We have reviewed the arguments and records closely in both cases. We find in both cases, that, Jfirst, a viable market was demonstrated for used machinery and equipment of this nature, cf. Aeronautical *847Communications Equip. Inc. v. Metropolitan Dade County, Fla.App.1969, 219 So.2d 101, 104 (where no market was found). The Florida Constitution of 1885 provided for a “just valuation” of all property for assessment purposes, Article XI, § 1, Constitution of the State of Florida, 1885, and § 200.06, Fla.Stat.1967, F.S.A. (since repealed by Laws of Florida, c. 69-101, § 20, as repetitive of present § 193.011, Fla.Stat.1969, F.S.A.) provided for assessment of tangible personal property at its “full cash value”. The concepts of: (1) the constitutional mandate of just valuation, (2) the statutory requirement of full cash value, and (3) the economic standard of fair market value are “legally synonymous,” Walter v. Schuler, Fla.1965, 176 So.2d 81, 85-86.

Secondly, we are also convinced that the chancellor in the challenge to the 1968 assessment (case No. 70-38) had before him testimony of competent expert witnesses and that his order reducing the original assessment to a figure of $289,000.00 was supported by the record.

Thus, we reverse the order denying certiorari which approved the 1967 assessment (case No. 70-35) and direct the circuit court to quash so much of the order of the Board of Equalization which had set the 1967 assessment in excess of $263,-441.00; and we affirm the order correcting the 1968 assessment (case No. 70-38).

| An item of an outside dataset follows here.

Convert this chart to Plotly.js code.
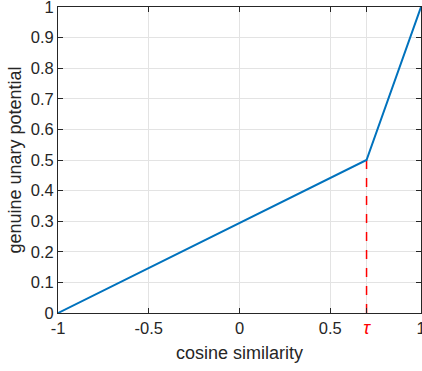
<!DOCTYPE html>
<html><head><meta charset="utf-8">
<script src="https://cdn.plot.ly/plotly-3.0.1.min.js"></script>
<style>body{margin:0;padding:0;background:#fff}</style>
</head><body>
<div id="chart" style="width:422px;height:371px"></div>
<script>
const xValues = [-1, 0.7, 1];
const yValues = [0, 0.5, 1];
const tauX = [0.7, 0.7];
const tauY = [0, 0.5];
const xTickVals = [-1, -0.5, 0, 0.5, 0.7, 1];
const xTickText = ['-1', '-0.5', '0', '0.5', '<span style="color:#ff0000;font-size:18px"><i>τ</i></span>', '1'];
const yTickVals = [0, 0.1, 0.2, 0.3, 0.4, 0.5, 0.6, 0.7, 0.8, 0.9, 1];
const yTickText = ['0', '0.1', '0.2', '0.3', '0.4', '0.5', '0.6', '0.7', '0.8', '0.9', '1'];

const FONT = 'Liberation Sans, Arial, sans-serif';
const axisCommon = {
  showline: true, linecolor: '#262626', linewidth: 1, mirror: 'ticks',
  ticks: 'inside', ticklen: 5, tickcolor: '#262626', tickwidth: 1,
  showgrid: true, gridcolor: '#e3e3e3', gridwidth: 1, zeroline: false,
  ticklabeloverflow: 'allow', automargin: false,
  tickfont: {family: FONT, size: 16.5, color: '#262626'}
};

Plotly.newPlot('chart', [
  {x: tauX, y: tauY, mode: 'lines', line: {color: '#ff0000', width: 1.5, dash: 'dash'}, hoverinfo: 'skip'},
  {x: xValues, y: yValues, mode: 'lines', line: {color: '#0072BD', width: 2}}
], {
  width: 422, height: 371,
  margin: {l: 58, r: 1, t: 7, b: 58},
  showlegend: false,
  paper_bgcolor: '#fff', plot_bgcolor: '#fff',
  xaxis: Object.assign({}, axisCommon, {
    range: [-1, 1], tickvals: xTickVals, ticktext: xTickText,
    title: {text: 'cosine similarity', standoff: 9, font: {family: FONT, size: 18, color: '#262626'}}
  }),
  yaxis: Object.assign({}, axisCommon, {
    range: [0, 1], tickvals: yTickVals, ticktext: yTickText,
    title: {text: 'genuine unary potential', standoff: 4, font: {family: FONT, size: 18, color: '#262626'}}
  })
}, {displayModeBar: false, staticPlot: true});
</script>
</body></html>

. In the absence of an established market, book value may be properly utilized by the taxing authorities as a proper indicia of value. Aeronautical Communications Equip. Inc. v. Metropolitan Dade County, Fla.App.1969, 219 So.2d 101. The original assessment figures were arrived at by taking the original cost of the Personalty less depreciation of no more than 65%. In the 1968 assessment, the Taxing Authority allowed another year’s depreciation over the 1967 assessment figures.